## Begin MATERIAL PROVIDED

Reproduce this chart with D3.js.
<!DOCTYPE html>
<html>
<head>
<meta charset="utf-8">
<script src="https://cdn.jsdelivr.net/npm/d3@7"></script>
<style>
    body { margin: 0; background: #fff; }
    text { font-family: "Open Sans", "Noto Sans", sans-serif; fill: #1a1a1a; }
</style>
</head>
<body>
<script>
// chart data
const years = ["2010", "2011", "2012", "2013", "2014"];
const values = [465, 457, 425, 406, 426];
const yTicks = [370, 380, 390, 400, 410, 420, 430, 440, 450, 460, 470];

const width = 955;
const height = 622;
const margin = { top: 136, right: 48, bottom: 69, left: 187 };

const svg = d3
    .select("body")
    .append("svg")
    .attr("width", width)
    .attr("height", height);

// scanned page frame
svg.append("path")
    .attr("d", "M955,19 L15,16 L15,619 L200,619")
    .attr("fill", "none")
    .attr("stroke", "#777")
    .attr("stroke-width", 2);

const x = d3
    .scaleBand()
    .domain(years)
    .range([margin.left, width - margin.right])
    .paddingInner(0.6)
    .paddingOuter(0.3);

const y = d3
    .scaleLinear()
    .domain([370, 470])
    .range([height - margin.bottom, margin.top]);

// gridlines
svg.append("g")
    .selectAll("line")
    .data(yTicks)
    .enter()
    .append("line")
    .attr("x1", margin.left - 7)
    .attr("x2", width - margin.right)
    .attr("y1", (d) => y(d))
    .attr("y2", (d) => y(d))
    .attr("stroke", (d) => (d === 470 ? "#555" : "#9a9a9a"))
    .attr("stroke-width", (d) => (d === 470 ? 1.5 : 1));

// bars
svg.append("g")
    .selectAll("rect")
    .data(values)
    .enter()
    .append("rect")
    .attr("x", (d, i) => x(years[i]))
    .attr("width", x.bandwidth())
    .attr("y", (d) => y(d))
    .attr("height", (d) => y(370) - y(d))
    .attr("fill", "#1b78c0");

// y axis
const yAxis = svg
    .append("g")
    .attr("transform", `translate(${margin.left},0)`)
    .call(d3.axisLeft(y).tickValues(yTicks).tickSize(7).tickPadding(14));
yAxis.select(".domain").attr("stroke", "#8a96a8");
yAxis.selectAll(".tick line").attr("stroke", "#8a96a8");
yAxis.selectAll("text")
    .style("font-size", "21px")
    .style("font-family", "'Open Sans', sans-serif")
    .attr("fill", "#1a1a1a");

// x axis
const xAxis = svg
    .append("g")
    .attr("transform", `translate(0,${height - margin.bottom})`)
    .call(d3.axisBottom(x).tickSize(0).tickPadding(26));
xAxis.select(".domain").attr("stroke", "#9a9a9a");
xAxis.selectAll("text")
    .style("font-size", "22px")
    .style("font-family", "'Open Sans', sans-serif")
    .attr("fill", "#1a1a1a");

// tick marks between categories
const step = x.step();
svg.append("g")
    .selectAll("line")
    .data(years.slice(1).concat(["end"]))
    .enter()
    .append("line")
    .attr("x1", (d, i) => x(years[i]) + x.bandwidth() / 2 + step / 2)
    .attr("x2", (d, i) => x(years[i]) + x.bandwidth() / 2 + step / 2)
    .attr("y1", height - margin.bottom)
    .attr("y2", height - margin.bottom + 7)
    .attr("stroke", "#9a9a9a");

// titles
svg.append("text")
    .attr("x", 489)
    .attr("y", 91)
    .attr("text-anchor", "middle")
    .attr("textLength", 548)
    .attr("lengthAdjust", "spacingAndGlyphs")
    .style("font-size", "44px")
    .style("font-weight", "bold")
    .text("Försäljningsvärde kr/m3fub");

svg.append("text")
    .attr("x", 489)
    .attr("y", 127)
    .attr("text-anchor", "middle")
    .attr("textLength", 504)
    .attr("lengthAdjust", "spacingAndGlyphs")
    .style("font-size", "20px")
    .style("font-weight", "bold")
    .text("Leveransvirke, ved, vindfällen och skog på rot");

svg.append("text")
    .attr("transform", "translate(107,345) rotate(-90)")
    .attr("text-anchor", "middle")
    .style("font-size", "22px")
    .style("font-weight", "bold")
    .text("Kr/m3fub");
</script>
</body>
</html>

## End MATERIAL PROVIDED

Your task is to transcribe the listing above in full, exactly as given.

#### [THE SOLUTION]
Reproduce this chart with D3.js.
<!DOCTYPE html>
<html>
<head>
<meta charset="utf-8">
<script src="https://cdn.jsdelivr.net/npm/d3@7"></script>
<style>
    body { margin: 0; background: #fff; }
    text { font-family: "Open Sans", "Noto Sans", sans-serif; fill: #1a1a1a; }
</style>
</head>
<body>
<script>
// chart data
const years = ["2010", "2011", "2012", "2013", "2014"];
const values = [465, 457, 425, 406, 426];
const yTicks = [370, 380, 390, 400, 410, 420, 430, 440, 450, 460, 470];

const width = 955;
const height = 622;
const margin = { top: 136, right: 48, bottom: 69, left: 187 };

const svg = d3
    .select("body")
    .append("svg")
    .attr("width", width)
    .attr("height", height);

// scanned page frame
svg.append("path")
    .attr("d", "M955,19 L15,16 L15,619 L200,619")
    .attr("fill", "none")
    .attr("stroke", "#777")
    .attr("stroke-width", 2);

const x = d3
    .scaleBand()
    .domain(years)
    .range([margin.left, width - margin.right])
    .paddingInner(0.6)
    .paddingOuter(0.3);

const y = d3
    .scaleLinear()
    .domain([370, 470])
    .range([height - margin.bottom, margin.top]);

// gridlines
svg.append("g")
    .selectAll("line")
    .data(yTicks)
    .enter()
    .append("line")
    .attr("x1", margin.left - 7)
    .attr("x2", width - margin.right)
    .attr("y1", (d) => y(d))
    .attr("y2", (d) => y(d))
    .attr("stroke", (d) => (d === 470 ? "#555" : "#9a9a9a"))
    .attr("stroke-width", (d) => (d === 470 ? 1.5 : 1));

// bars
svg.append("g")
    .selectAll("rect")
    .data(values)
    .enter()
    .append("rect")
    .attr("x", (d, i) => x(years[i]))
    .attr("width", x.bandwidth())
    .attr("y", (d) => y(d))
    .attr("height", (d) => y(370) - y(d))
    .attr("fill", "#1b78c0");

// y axis
const yAxis = svg
    .append("g")
    .attr("transform", `translate(${margin.left},0)`)
    .call(d3.axisLeft(y).tickValues(yTicks).tickSize(7).tickPadding(14));
yAxis.select(".domain").attr("stroke", "#8a96a8");
yAxis.selectAll(".tick line").attr("stroke", "#8a96a8");
yAxis.selectAll("text")
    .style("font-size", "21px")
    .style("font-family", "'Open Sans', sans-serif")
    .attr("fill", "#1a1a1a");

// x axis
const xAxis = svg
    .append("g")
    .attr("transform", `translate(0,${height - margin.bottom})`)
    .call(d3.axisBottom(x).tickSize(0).tickPadding(26));
xAxis.select(".domain").attr("stroke", "#9a9a9a");
xAxis.selectAll("text")
    .style("font-size", "22px")
    .style("font-family", "'Open Sans', sans-serif")
    .attr("fill", "#1a1a1a");

// tick marks between categories
const step = x.step();
svg.append("g")
    .selectAll("line")
    .data(years.slice(1).concat(["end"]))
    .enter()
    .append("line")
    .attr("x1", (d, i) => x(years[i]) + x.bandwidth() / 2 + step / 2)
    .attr("x2", (d, i) => x(years[i]) + x.bandwidth() / 2 + step / 2)
    .attr("y1", height - margin.bottom)
    .attr("y2", height - margin.bottom + 7)
    .attr("stroke", "#9a9a9a");

// titles
svg.append("text")
    .attr("x", 489)
    .attr("y", 91)
    .attr("text-anchor", "middle")
    .attr("textLength", 548)
    .attr("lengthAdjust", "spacingAndGlyphs")
    .style("font-size", "44px")
    .style("font-weight", "bold")
    .text("Försäljningsvärde kr/m3fub");

svg.append("text")
    .attr("x", 489)
    .attr("y", 127)
    .attr("text-anchor", "middle")
    .attr("textLength", 504)
    .attr("lengthAdjust", "spacingAndGlyphs")
    .style("font-size", "20px")
    .style("font-weight", "bold")
    .text("Leveransvirke, ved, vindfällen och skog på rot");

svg.append("text")
    .attr("transform", "translate(107,345) rotate(-90)")
    .attr("text-anchor", "middle")
    .style("font-size", "22px")
    .style("font-weight", "bold")
    .text("Kr/m3fub");
</script>
</body>
</html>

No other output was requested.